The answers were Sophia Smith and Morgan Weaver, the top two picks in January’s College Draft. But they are young. They need NWSL experience. And Smith’s hurt. A knee problem will likely keep her sidelined for this tournament. As promising as they are, they were never meant to be 2020 panaceas. Weaver’s promise is already shining through, but it would have been too much to expect her to carry the scoring load.


So the answers also involved Charley. And Tyler Lussi. And Marissa Everett and potentially Tobin Heath, as well as a prominent acquisition from Europe. Yet here we are, three matches into the Challenge Cup, with no Heath or European arrival, asking the same questions we did last October. Where are the Thorns going to get goals?


This seems like the place to pull back a little on the negativity and note the obvious. The Thorns are very early in the process of defining how they play. Three games is nothing in the bigger picture, even if they’re all we have right now. The team didn’t have a typical preseason. They trained in isolation, then came back to Providence Park for roughly a month, with only a couple of weeks of that span spent in full-team training. Other sqauds had those limitations, too, but other teams didn’t come into 2020 with such a unique combination of expectations and question marks. The Thorns’ context is special.

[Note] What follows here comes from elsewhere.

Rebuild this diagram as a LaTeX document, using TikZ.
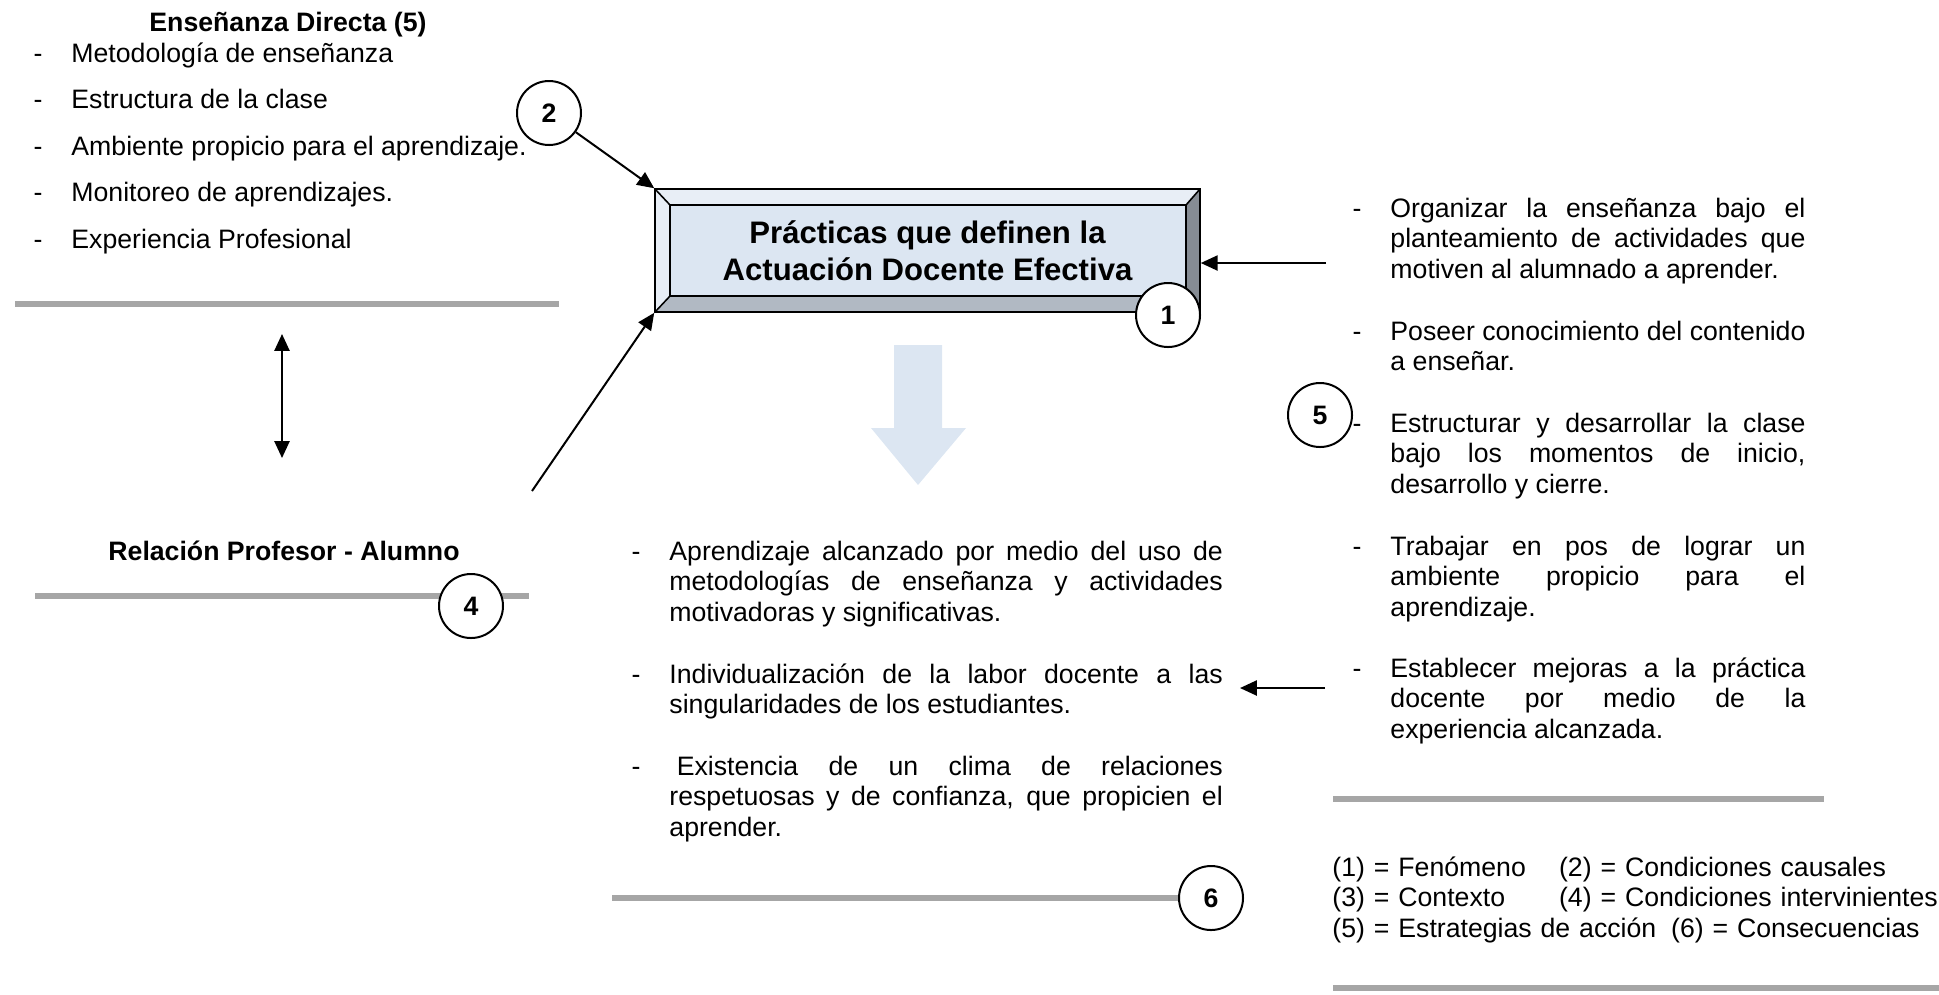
\documentclass[tikz,border=0pt]{standalone}
\usepackage{fontspec}
\setmainfont{Liberation Sans}
\usetikzlibrary{arrows.meta}
\definecolor{cara}{HTML}{DCE6F2}
\definecolor{luz}{HTML}{E8EEF6}
\definecolor{medio}{HTML}{B1B9C3}
\definecolor{sombra}{HTML}{868C94}
\definecolor{gris}{HTML}{A6A6A6}
\newcommand{\jl}[1]{\makebox[\hsize][s]{#1}\\}
\newcommand{\guion}{\llap{\makebox[17pt][l]{-}}}
\begin{document}
\begin{tikzpicture}[x=0.45pt,y=-0.45pt,
            texto/.style={anchor=base west,inner sep=0pt,align=left,font=\fontsize{12}{13.8}\selectfont},
            der/.style={texto,align=justify,text width=186.75pt},
            cen/.style={texto,align=justify,text width=249pt},
            negrita/.style={anchor=base,inner sep=0pt,font=\fontsize{12}{13.8}\selectfont\bfseries},
            numero/.style={circle,draw,line width=0.9pt,fill=white,minimum size=28.8pt,inner sep=0pt,font=\fontsize{12}{13.8}\selectfont\bfseries},
            flecha/.style={line width=0.9pt,-{Triangle[length=7.6pt,width=6.8pt]}},
            raya/.style={draw=gris,line width=2.7pt}]
            \useasboundingbox (0,0) rectangle (1939,994);
            % caja biselada
            \fill[luz] (655,189) -- (1200,189) -- (1186,205) -- (670,205) -- cycle;
            \fill[luz] (655,189) -- (670,205) -- (670,296) -- (655,312) -- cycle;
            \fill[medio] (655,312) -- (670,296) -- (1186,296) -- (1200,312) -- cycle;
            \fill[sombra] (1200,189) -- (1186,205) -- (1186,296) -- (1200,312) -- cycle;
            \filldraw[fill=cara,line width=0.7pt] (670,205) rectangle (1186,296);
            \draw[line width=0.7pt] (655,189) -- (670,205) (1200,189) -- (1186,205)
                (655,312) -- (670,296) (1200,312) -- (1186,296);
            \node[draw,line width=0.7pt,minimum width=245.25pt,minimum height=55.35pt,inner sep=0pt,
                align=center,font=\fontsize{14}{16.5}\selectfont\bfseries] (fen) at (927.5,250.5)
                {Prácticas que definen la\\Actuación Docente Efectiva};
            \fill[cara] (894,345) -- (942,345) -- (942,428) -- (966,428) -- (918,485)
                -- (871,428) -- (894,428) -- cycle;
            % ensenanza directa
            \node[negrita] (ens) at (288,31) {Enseñanza Directa (5)};
            \foreach \t [count=\i] in {Metodología de enseñanza,Estructura de la clase,
                Ambiente propicio para el aprendizaje.,Monitoreo de aprendizajes.,Experiencia Profesional}
                \node[texto] (ens\i) at (71,15.5+46.5*\i) {\guion\t};
            \draw[raya] (15,304) -- (559,304);
            \coordinate (d1) at (282,334);
            \coordinate (d2) at (282,458);
            \draw[line width=0.9pt,{Triangle[length=7.6pt,width=6.8pt]}-{Triangle[length=7.6pt,width=6.8pt]}] (d1) -- (d2);
            \node[negrita] (rel) at (284,560) {Relación Profesor - Alumno};
            \draw[raya] (35,596) -- (529,596);
            % estrategias
            \node[der] (est1) at (1390,217) {\guion\jl{Organizar la enseñanza bajo el}\jl{planteamiento de actividades que}motiven al alumnado a aprender.};
            \node[der] (est2) at (1390,340) {\guion\jl{Poseer conocimiento del contenido}a enseñar.};
            \node[der] (est3) at (1390,432) {\guion\jl{Estructurar y desarrollar la clase}\jl{bajo los momentos de inicio,}desarrollo y cierre.};
            \node[der] (est4) at (1390,555) {\guion\jl{Trabajar en pos de lograr un}\jl{ambiente propicio para el}aprendizaje.};
            \node[der] (est5) at (1390,677) {\guion\jl{Establecer mejoras a la práctica}\jl{docente por medio de la}experiencia alcanzada.};
            \draw[raya] (1333,799) -- (1824,799);
            % consecuencias
            \node[cen] (con1) at (669,560) {\guion\jl{Aprendizaje alcanzado por medio del uso de}\jl{metodologías de enseñanza y actividades}motivadoras y significativas.};
            \node[cen] (con2) at (669,683) {\guion\jl{Individualización de la labor docente a las}singularidades de los estudiantes.};
            \node[cen] (con3) at (669,775) {\guion\jl{\hspace*{3.3pt}Existencia de un clima de relaciones}\jl{respetuosas y de confianza, que propicien el}aprender.};
            \draw[raya] (612,898) -- (1181,898);
            % leyenda
            \node[texto,text width=280pt] (ley) at (1332,876) {\makebox[102pt][l]{(1) = Fenómeno}(2) = Condiciones causales\\
                \makebox[102pt][l]{(3) = Contexto}(4) = Condiciones intervinientes\\
                (5) = Estrategias de acción\hspace{6.7pt}(6) = Consecuencias};
            \draw[raya] (1333,988) -- (1939,988);
            % numeros
            \node[numero] (n1) at (1168,315) {1};
            \node[numero] (n2) at (549,113) {2};
            \node[numero] (n4) at (471,606) {4};
            \node[numero] (n5) at (1320,415) {5};
            \node[numero] (n6) at (1211,898) {6};
            % flechas
            \coordinate (a4) at (532,491);
            \coordinate (e1) at (1326,263);
            \coordinate (e5) at (1325,688);
            \coordinate (t5) at (1240,688);
            \draw[flecha] (n2) -- (fen.north west);
            \draw[flecha] (a4) -- (fen.south west);
            \draw[flecha] (e1) -- (e1 -| fen.east);
            \draw[flecha] (e5) -- (t5);
        \end{tikzpicture}
\end{document}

And amid that context, there have been positives. Big, unambiguous positives. Bella Bixby might be a starting caliber goalkeeper. The save she made on Ashley Hatch in Sunday’s second half reminded us as much. The midfield of Horan and Rocky Rodríguez has yet to be outplayed despite matching up against the three best non-Thorns middles in the league. Horan has been one of the tournament’s best players. That’s not nothing. Portland has been competitive in every game thus far, including their opener against the North Carolina juggernaut, and each of those opponents would have to admit that the Thorns have yet to fire on all cylinders. That context is important.

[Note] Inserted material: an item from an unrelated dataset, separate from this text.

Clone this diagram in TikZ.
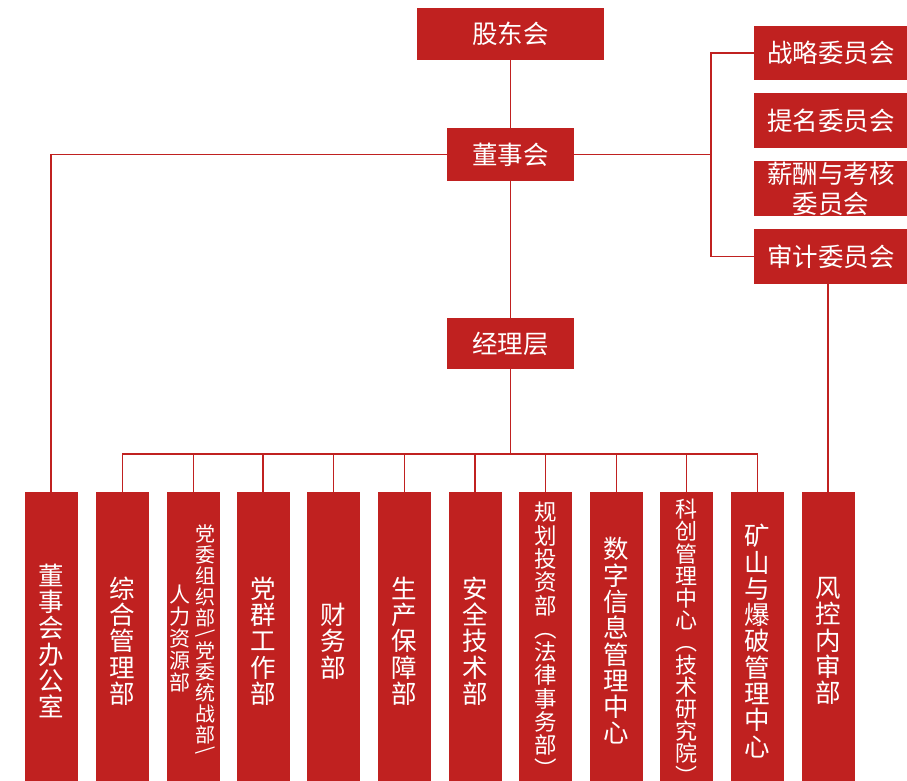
\documentclass[tikz,border=0pt]{standalone}
\usepackage{fontspec}
\usepackage{graphicx}
\setmainfont{Noto Sans CJK SC}
\usetikzlibrary{backgrounds}
\definecolor{boxred}{RGB}{192,33,32}
\begin{document}
\begin{tikzpicture}[x=1pt,y=-1pt,
  box/.style={fill=boxred, draw=none, text=white, inner sep=0pt, align=center,
    font=\fontsize{25.5}{30}\selectfont},
  topbox/.style={box, minimum width=127pt, minimum height=53pt},
  cmte/.style={box, minimum width=154pt, minimum height=54.5pt},
  dept/.style={box, minimum width=53pt, minimum height=298pt,
    font=\fontsize{25.5}{26.3}\selectfont},
  vlabel/.style={text=white, inner sep=0pt, align=center},
  link/.style={draw=boxred, line width=1.7pt, line cap=rect}]
\useasboundingbox (0,0) rectangle (907,781);
\clip (0,0) rectangle (907,781);

% top level
\node[box, minimum width=187pt, minimum height=52pt] (gd) at (510.5,34) {股东会};
\node[topbox] (dsh) at (510.5,154.5) {董事会};
\node[topbox, minimum height=51pt] (jll) at (510.5,343.5) {经理层};

% committees
\node[cmte] (c1) at (831,53) {战略委员会};
\node[cmte] (c2) at (831,120.5) {提名委员会};
\node[cmte] (c3) at (831,188.5) {薪酬与考核\\委员会};
\node[cmte] (c4) at (831,256.5) {审计委员会};

% departments
\node[dept] (b1)  at (51,641)    {董\\事\\会\\办\\公\\室};
\node[dept] (b2)  at (122.5,641) {综\\合\\管\\理\\部};
\node[dept] (b3)  at (193.5,641) {};
\node[vlabel, font=\fontsize{20}{21}\selectfont] (b3r) at (205,640)
  {党\\委\\组\\织\\部\\[-9pt]\rotatebox{90}{\textbackslash}\\党\\委\\统\\战\\部\\[-9pt]\rotatebox{90}{\textbackslash}};
\node[vlabel, font=\fontsize{21}{22}\selectfont] (b3l) at (180,639)
  {人\\力\\资\\源\\部};
\node[dept] (b4)  at (263,641)   {党\\群\\工\\作\\部};
\node[dept] (b5)  at (333.5,641) {财\\务\\部};
\node[dept] (b6)  at (404.5,641) {生\\产\\保\\障\\部};
\node[dept] (b7)  at (475,641)   {安\\全\\技\\术\\部};
\node[dept] (b8)  at (545.5,641) {};
\node[vlabel, font=\fontsize{22.5}{23.3}\selectfont, anchor=north] (b8t) at (546,502)
  {规\\划\\投\\资\\部\\︵\\法\\律\\事\\务\\部\\︶};
\node[dept] (b9)  at (616.5,641) {数\\字\\信\\息\\管\\理\\中\\心};
\node[dept] (b10) at (686.5,641) {};
\node[vlabel, font=\fontsize{22}{22.2}\selectfont, anchor=north] (b10t) at (686.5,499)
  {科\\创\\管\\理\\中\\心\\︵\\技\\术\\研\\究\\院\\︶};
\node[dept] (b11) at (757.5,641) {矿\\山\\与\\爆\\破\\管\\理\\中\\心};
\node[dept] (b12) at (828,641)   {风\\控\\内\\审\\部};

% connectors
\begin{pgfonlayer}{background}
\draw[link] (gd.south) -- (dsh.north);
\draw[link] (dsh.south) -- (jll.north);
\coordinate (bus) at (510.5,454);
\draw[link] (jll.south) -- (bus);
\draw[link] (b2.north |- bus) -- (b11.north |- bus);
\foreach \i in {2,...,11} \draw[link] (b\i.north |- bus) -- (b\i.north);
\draw[link] (dsh.west) -| (b1.north);
\coordinate (cj) at (711,154.5);
\draw[link] (dsh.east) -- (cj);
\draw[link] (c1.west) -| (cj) |- (c4.west);
\draw[link] (b12.north |- c4.south) -- (b12.north);
\end{pgfonlayer}
\end{tikzpicture}
\end{document}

Then there are the returns, as well as the progress we’re seeing from individuals. Angela Salem is back and playing in that standout midfield. Gabby Seiler returned to the field tonight. Both suffered season-ending ACL tears midway through last season. Both are back contributing to the Thorns. Players like Bixby, Everett, Madison Pogarch and Emily Ogle are displaying their progress, while Kelli Hubly has come in and won playing time few would have forecast a month ago. Sunday may have been her best performance as a Thorns player.

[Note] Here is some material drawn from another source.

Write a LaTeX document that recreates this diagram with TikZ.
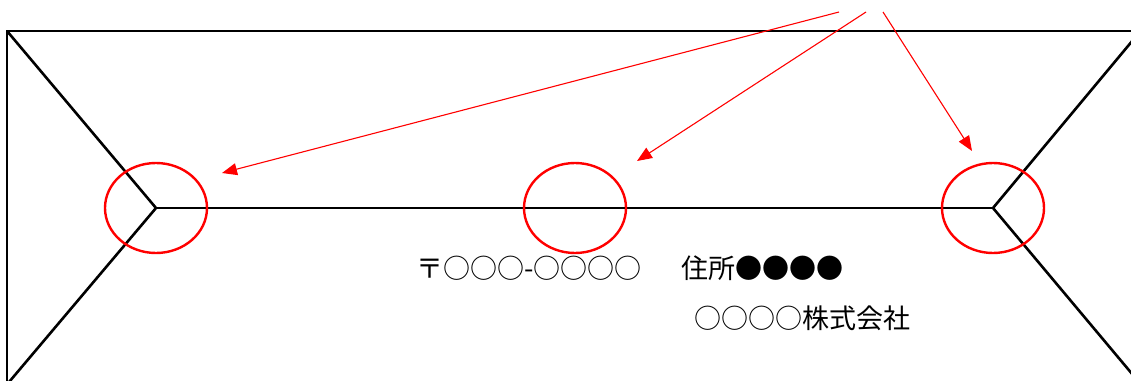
\documentclass[tikz,border=0pt]{standalone}
\usepackage{fontspec}
\newfontfamily\jp{Noto Sans CJK JP}
\usetikzlibrary{shapes.geometric,arrows.meta}
\begin{document}
\begin{tikzpicture}[x=1pt,y=-1pt,
  edge/.style={line width=2.6pt,line join=miter},
  mark circle/.style={draw=red,line width=2.4pt,ellipse,minimum width=102pt,minimum height=90pt,inner sep=0pt},
  pointer/.style={draw=red,line width=1.1pt,-{Triangle[length=15pt,width=12pt]}},
  label text/.style={font=\jp\fontsize{27}{30}\selectfont,anchor=west,inner sep=0pt}]
\useasboundingbox (0,0) rectangle (1131,380);
\begin{scope}
\clip (0,0) rectangle (1131,380);
\coordinate (TL) at (7,31);
\coordinate (TR) at (1140,31);
\coordinate (BL) at (7,390);
\coordinate (L) at (156,208);
\coordinate (R) at (993,208);
\coordinate (LB) at (4,388);
\coordinate (RT) at (1138,34);
\coordinate (RB) at (1138,381);
\draw[edge] (BL) -- (TL) -- (TR);
\draw[edge] (TL) -- (L) -- (LB);
\draw[edge] (L) -- (R);
\draw[edge] (RT) -- (R) -- (RB);
\end{scope}
\node[mark circle] (c1) at (156,208) {};
\node[mark circle] (c2) at (575,208) {};
\node[mark circle] (c3) at (993,208) {};
\coordinate (s1) at (839,12);
\coordinate (s2) at (866,12);
\coordinate (s3) at (883,12);
\coordinate (e1) at (222,173);
\coordinate (e2) at (637,161);
\coordinate (e3) at (972,151);
\draw[pointer] (s1) -- (e1);
\draw[pointer] (s2) -- (e2);
\draw[pointer] (s3) -- (e3);
\node[label text] (zip) at (416,268) {〒○○○-○○○○};
\node[label text] (addr) at (681,268) {住所●●●●};
\node[label text] (co) at (694,318) {○○○○株式会社};
\end{tikzpicture}
\end{document}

Those positives shouldn’t be ignored. But the negatives shouldn’t be brushed aside, either. The Thorns are three-quarters of the way through their Preliminary Round without an attacking breakthrough. From 2019, the theme has carried forward. With 90 minutes left before their Challenge Cup’s must-win game, Portland remains in search of solutions.


“The final third isn’t there,” Parsons concedes, “so when [the] switch goes on, I think it’s going to be fun. This team has grown an incredible amount [in] six, seven weeks, missing some important players and everyone keeps stepping up.”


Portland has two more games in Utah. At least. They may have four. The growth Parsons is talking about? It will have time to continue. But in terms of the Challenge Cup, those solutions need to come. Time is starting to run out.


“Just missing a goal or two and three points,” Parsons lamented. “Otherwise, it’d be a fantastic evening.”